- **Given data**:
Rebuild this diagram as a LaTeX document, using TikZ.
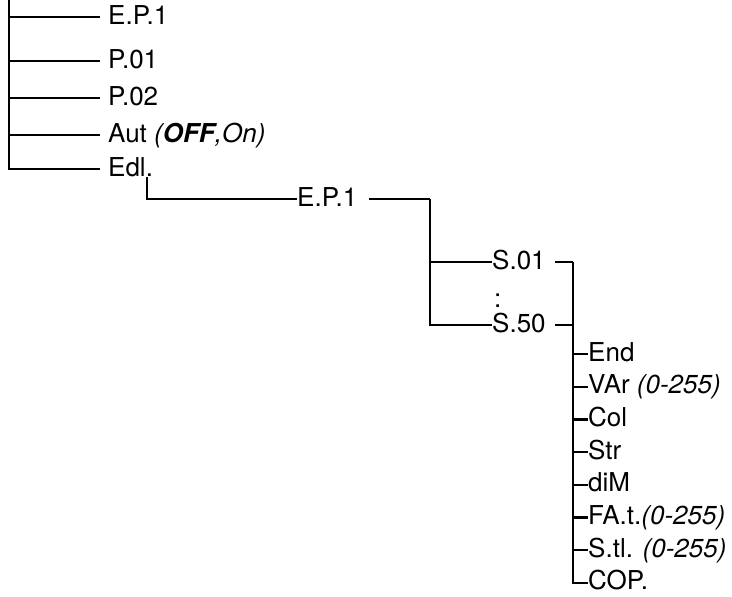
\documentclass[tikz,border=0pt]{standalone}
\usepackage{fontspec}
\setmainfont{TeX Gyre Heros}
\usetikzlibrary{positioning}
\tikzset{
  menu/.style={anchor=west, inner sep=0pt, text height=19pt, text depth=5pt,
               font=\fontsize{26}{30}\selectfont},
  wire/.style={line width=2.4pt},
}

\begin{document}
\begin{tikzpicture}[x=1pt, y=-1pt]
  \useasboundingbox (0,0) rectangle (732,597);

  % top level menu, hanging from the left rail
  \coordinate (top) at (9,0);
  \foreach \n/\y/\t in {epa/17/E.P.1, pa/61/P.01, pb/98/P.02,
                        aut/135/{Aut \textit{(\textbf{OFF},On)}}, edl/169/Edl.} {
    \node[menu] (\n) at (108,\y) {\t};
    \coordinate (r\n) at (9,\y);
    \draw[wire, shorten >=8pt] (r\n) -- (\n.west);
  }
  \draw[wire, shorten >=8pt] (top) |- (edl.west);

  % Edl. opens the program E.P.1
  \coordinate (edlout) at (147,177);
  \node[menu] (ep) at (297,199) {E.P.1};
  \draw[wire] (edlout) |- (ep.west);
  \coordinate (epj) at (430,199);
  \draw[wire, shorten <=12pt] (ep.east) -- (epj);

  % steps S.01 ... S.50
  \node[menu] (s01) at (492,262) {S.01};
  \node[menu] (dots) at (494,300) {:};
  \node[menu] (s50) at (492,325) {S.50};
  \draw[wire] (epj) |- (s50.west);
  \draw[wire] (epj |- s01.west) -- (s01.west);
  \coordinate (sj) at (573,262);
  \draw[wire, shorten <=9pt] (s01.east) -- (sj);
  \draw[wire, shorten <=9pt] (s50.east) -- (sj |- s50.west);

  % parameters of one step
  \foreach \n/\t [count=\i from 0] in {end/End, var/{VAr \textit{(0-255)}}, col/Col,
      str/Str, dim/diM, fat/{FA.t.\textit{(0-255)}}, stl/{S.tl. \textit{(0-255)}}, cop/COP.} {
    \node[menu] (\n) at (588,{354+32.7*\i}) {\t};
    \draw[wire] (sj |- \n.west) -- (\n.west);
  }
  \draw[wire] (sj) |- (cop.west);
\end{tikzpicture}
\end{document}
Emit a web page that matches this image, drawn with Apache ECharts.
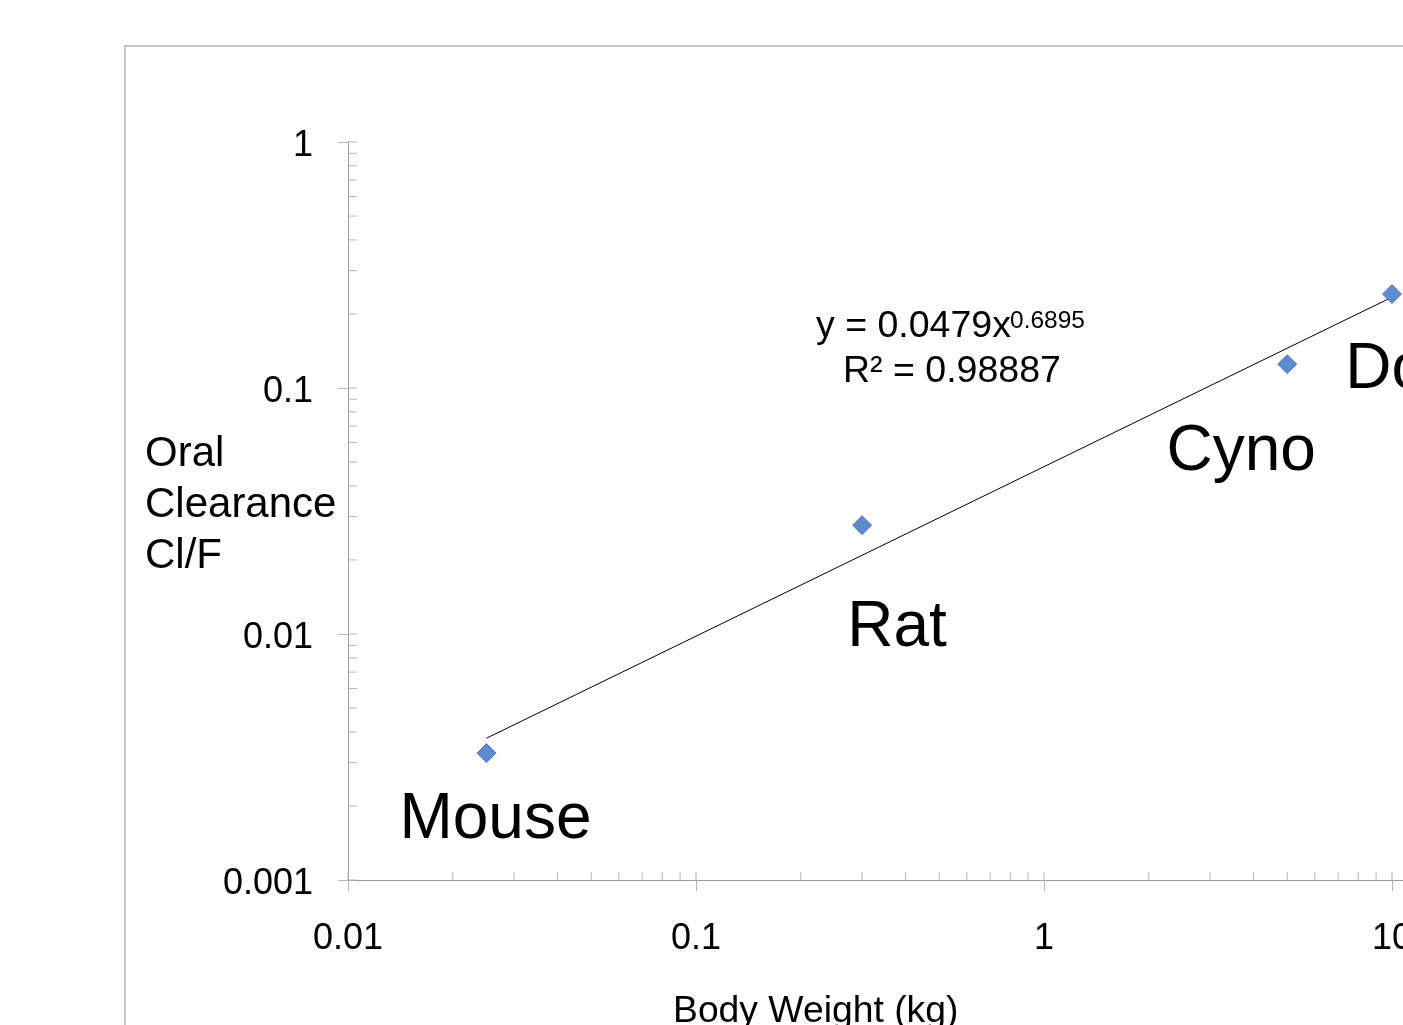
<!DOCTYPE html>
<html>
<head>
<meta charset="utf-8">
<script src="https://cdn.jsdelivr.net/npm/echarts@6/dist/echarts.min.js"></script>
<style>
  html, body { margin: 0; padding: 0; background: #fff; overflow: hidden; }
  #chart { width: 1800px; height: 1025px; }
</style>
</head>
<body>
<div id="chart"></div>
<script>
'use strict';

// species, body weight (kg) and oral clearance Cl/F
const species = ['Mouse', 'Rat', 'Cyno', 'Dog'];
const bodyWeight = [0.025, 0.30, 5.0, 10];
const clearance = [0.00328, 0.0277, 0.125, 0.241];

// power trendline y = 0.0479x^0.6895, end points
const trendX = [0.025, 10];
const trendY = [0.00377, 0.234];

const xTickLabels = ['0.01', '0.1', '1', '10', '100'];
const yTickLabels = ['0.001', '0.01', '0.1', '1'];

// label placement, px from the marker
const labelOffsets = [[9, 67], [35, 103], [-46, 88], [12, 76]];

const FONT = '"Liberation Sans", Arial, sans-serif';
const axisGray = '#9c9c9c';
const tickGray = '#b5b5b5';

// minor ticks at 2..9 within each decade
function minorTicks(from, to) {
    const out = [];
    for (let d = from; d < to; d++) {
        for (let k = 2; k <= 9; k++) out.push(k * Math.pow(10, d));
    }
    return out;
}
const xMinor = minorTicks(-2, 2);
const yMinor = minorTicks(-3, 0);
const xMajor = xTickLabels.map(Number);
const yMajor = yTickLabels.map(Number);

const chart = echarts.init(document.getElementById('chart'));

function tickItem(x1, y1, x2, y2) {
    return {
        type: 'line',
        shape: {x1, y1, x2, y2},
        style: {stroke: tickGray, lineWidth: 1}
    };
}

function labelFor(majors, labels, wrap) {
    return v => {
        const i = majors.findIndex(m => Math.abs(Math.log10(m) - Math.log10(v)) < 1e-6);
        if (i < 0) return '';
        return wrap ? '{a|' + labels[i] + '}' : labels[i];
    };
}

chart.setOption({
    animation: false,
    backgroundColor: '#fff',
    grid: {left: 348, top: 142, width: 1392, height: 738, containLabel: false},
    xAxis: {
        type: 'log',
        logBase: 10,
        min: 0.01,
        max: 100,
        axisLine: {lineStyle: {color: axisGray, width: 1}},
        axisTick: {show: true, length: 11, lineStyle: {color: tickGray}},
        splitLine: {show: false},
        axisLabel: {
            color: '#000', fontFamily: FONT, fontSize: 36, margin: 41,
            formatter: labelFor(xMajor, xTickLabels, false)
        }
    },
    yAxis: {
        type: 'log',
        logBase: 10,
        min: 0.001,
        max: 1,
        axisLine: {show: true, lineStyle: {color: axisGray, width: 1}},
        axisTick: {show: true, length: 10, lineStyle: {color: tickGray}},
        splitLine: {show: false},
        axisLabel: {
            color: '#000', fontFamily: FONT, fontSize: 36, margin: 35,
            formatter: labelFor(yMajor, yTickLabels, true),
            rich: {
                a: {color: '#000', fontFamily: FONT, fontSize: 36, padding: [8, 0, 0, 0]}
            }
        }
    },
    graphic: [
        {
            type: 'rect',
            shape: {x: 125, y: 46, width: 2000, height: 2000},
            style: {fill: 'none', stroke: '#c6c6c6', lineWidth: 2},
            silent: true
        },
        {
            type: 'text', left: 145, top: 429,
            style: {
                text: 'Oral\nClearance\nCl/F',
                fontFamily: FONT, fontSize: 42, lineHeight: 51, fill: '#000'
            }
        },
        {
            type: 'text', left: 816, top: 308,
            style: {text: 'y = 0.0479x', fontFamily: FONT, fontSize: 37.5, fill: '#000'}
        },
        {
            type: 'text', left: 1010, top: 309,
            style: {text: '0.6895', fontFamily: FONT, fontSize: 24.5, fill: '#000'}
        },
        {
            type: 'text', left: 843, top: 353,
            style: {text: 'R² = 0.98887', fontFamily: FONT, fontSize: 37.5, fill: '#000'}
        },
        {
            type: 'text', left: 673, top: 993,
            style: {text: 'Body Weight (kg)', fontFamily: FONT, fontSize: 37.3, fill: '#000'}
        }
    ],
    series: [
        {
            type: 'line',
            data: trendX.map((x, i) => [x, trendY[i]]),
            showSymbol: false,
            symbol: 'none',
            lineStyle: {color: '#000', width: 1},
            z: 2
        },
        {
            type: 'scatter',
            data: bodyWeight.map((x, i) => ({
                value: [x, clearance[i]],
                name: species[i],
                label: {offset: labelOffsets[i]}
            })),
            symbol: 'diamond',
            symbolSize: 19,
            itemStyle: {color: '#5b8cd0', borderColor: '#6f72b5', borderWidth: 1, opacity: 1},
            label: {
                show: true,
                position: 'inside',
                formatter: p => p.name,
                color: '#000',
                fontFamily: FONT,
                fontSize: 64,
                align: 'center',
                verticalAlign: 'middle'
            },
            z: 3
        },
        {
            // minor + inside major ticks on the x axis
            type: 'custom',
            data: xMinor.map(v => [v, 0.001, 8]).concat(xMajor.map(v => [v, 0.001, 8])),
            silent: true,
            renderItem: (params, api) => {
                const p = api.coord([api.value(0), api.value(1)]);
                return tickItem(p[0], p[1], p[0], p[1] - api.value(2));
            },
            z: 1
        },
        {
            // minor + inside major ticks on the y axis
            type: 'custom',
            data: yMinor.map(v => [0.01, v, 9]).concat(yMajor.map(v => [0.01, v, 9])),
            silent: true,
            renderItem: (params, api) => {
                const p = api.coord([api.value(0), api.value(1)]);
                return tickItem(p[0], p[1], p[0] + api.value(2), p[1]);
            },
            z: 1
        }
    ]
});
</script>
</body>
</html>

- **What the task requires**: Show each line in the entries that holds the string "this".

- **Result of the task**:
Rebuild this diagram as a LaTeX document, using TikZ.
Emit a web page that matches this image, drawn with Apache ECharts.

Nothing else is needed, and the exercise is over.